= Abba Samuel Wolde Kahin =

Tutor and mentor of Ras Tafari Makonnen

Abba Samuel Wolde Kahin (also spelled Walda Kahen; Amharic: አባ ሳሙኤል ወልደ ካህን) was the tutor and mentor of Ras Tafari Makonnen (later Emperor Haile Selassie I) and his cousin, Ras Imru Haile Selassie, when the two were children living at Harar, ca. 1902–1912.

In Chapter 1 of his autobiography, My Life and Ethiopia's Progress, Haile Selassie recalls how his father Ras Makonnen Woldemikael first arranged for Dr. Vitalien, a physician from Guadeloupe, to instruct the boys in French an hour or so a day. Not considering this sufficient, he also hired Abba Samuel, an Ethiopian at the French Capuchin Mission in Harar. Samuel's father, Alaqa Wolde Kahin, had earlier converted to Roman Catholicism.

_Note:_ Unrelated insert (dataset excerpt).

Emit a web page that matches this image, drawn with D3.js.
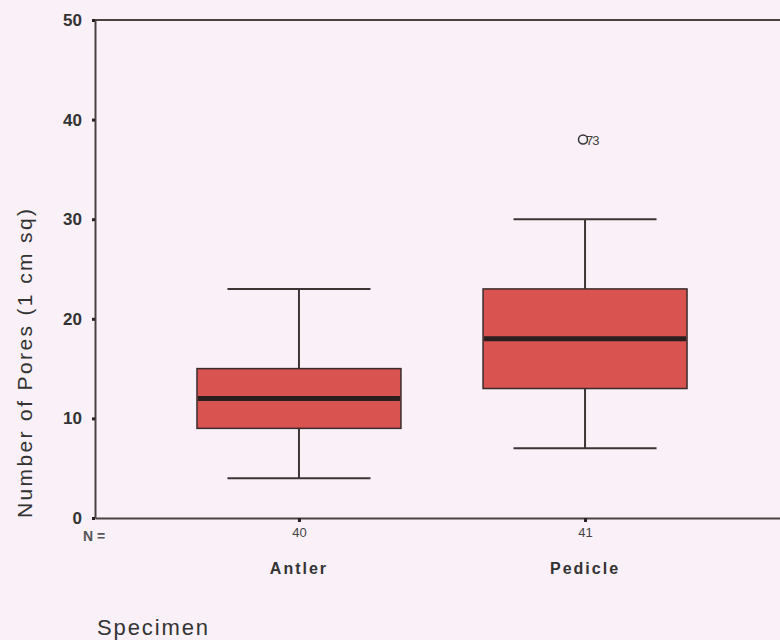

According to historian H.G. Marcus, this association had caused some suspicion among the nobles that Ras Tafari was leaning toward Catholicism himself, which suspicion he allayed by undergoing a rare second Ethiopian Orthodox rite of baptism in 1906.

As remembered by the future Emperor in his autobiography,

Abba Samuel was a good man who possessed great knowledge, who applied himself to learning and to teaching, who in goodness and humility gathered knowledge like a bee from anyone, who was devoted to the love of God and of his neighbour, and who did not strive to find enjoyment of the flesh but of the soul. I am saying this because I had known him very well while we were together some ten years.

Later in Chapter 5 of his autobiography, the Emperor relates that Abba Samuel was one of the seven men who drowned in a boating accident on Lake Alemaya on 7 June 1915.